▼▼▼

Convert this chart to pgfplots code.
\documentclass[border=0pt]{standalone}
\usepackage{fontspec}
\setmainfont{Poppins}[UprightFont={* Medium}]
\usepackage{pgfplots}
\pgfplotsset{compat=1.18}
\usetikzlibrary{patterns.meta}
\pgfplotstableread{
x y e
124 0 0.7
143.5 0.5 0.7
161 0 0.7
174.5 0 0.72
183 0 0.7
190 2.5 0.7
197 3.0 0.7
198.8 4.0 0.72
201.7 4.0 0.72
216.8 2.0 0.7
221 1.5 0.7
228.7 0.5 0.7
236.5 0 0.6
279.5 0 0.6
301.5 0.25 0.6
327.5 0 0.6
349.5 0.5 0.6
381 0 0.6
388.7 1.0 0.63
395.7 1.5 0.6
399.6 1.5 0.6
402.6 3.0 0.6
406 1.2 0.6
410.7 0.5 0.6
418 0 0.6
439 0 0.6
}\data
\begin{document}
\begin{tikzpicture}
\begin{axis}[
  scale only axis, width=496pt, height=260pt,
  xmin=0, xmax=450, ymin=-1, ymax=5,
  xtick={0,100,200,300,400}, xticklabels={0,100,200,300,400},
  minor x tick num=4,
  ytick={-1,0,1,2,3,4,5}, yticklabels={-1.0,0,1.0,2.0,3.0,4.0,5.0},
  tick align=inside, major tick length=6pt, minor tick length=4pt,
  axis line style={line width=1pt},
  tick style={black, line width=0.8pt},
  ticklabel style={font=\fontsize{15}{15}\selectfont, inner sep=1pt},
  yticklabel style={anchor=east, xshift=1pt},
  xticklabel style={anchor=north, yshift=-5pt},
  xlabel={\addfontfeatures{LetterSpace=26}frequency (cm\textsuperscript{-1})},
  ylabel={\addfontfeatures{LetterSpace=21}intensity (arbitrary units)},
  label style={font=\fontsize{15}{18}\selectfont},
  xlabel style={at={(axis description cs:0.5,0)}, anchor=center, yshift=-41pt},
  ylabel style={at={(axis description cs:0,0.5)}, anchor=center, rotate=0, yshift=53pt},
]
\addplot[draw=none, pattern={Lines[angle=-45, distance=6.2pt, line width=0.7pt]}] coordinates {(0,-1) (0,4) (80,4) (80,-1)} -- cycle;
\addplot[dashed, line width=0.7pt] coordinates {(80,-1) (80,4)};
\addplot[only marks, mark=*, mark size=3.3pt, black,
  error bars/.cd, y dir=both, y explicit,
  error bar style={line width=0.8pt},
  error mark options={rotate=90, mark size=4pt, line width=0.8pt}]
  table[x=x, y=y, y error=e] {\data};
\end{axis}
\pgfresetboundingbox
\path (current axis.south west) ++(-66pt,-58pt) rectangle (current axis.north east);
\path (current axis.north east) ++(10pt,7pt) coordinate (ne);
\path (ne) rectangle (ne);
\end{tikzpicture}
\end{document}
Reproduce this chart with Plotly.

▲▲▲

_DO THIS:_ Go through the records above and retype each one exactly.

_EXERCISE ANSWER:_
Convert this chart to pgfplots code.
\documentclass[border=0pt]{standalone}
\usepackage{fontspec}
\setmainfont{Poppins}[UprightFont={* Medium}]
\usepackage{pgfplots}
\pgfplotsset{compat=1.18}
\usetikzlibrary{patterns.meta}
\pgfplotstableread{
x y e
124 0 0.7
143.5 0.5 0.7
161 0 0.7
174.5 0 0.72
183 0 0.7
190 2.5 0.7
197 3.0 0.7
198.8 4.0 0.72
201.7 4.0 0.72
216.8 2.0 0.7
221 1.5 0.7
228.7 0.5 0.7
236.5 0 0.6
279.5 0 0.6
301.5 0.25 0.6
327.5 0 0.6
349.5 0.5 0.6
381 0 0.6
388.7 1.0 0.63
395.7 1.5 0.6
399.6 1.5 0.6
402.6 3.0 0.6
406 1.2 0.6
410.7 0.5 0.6
418 0 0.6
439 0 0.6
}\data
\begin{document}
\begin{tikzpicture}
\begin{axis}[
  scale only axis, width=496pt, height=260pt,
  xmin=0, xmax=450, ymin=-1, ymax=5,
  xtick={0,100,200,300,400}, xticklabels={0,100,200,300,400},
  minor x tick num=4,
  ytick={-1,0,1,2,3,4,5}, yticklabels={-1.0,0,1.0,2.0,3.0,4.0,5.0},
  tick align=inside, major tick length=6pt, minor tick length=4pt,
  axis line style={line width=1pt},
  tick style={black, line width=0.8pt},
  ticklabel style={font=\fontsize{15}{15}\selectfont, inner sep=1pt},
  yticklabel style={anchor=east, xshift=1pt},
  xticklabel style={anchor=north, yshift=-5pt},
  xlabel={\addfontfeatures{LetterSpace=26}frequency (cm\textsuperscript{-1})},
  ylabel={\addfontfeatures{LetterSpace=21}intensity (arbitrary units)},
  label style={font=\fontsize{15}{18}\selectfont},
  xlabel style={at={(axis description cs:0.5,0)}, anchor=center, yshift=-41pt},
  ylabel style={at={(axis description cs:0,0.5)}, anchor=center, rotate=0, yshift=53pt},
]
\addplot[draw=none, pattern={Lines[angle=-45, distance=6.2pt, line width=0.7pt]}] coordinates {(0,-1) (0,4) (80,4) (80,-1)} -- cycle;
\addplot[dashed, line width=0.7pt] coordinates {(80,-1) (80,4)};
\addplot[only marks, mark=*, mark size=3.3pt, black,
  error bars/.cd, y dir=both, y explicit,
  error bar style={line width=0.8pt},
  error mark options={rotate=90, mark size=4pt, line width=0.8pt}]
  table[x=x, y=y, y error=e] {\data};
\end{axis}
\pgfresetboundingbox
\path (current axis.south west) ++(-66pt,-58pt) rectangle (current axis.north east);
\path (current axis.north east) ++(10pt,7pt) coordinate (ne);
\path (ne) rectangle (ne);
\end{tikzpicture}
\end{document}
Reproduce this chart with Plotly.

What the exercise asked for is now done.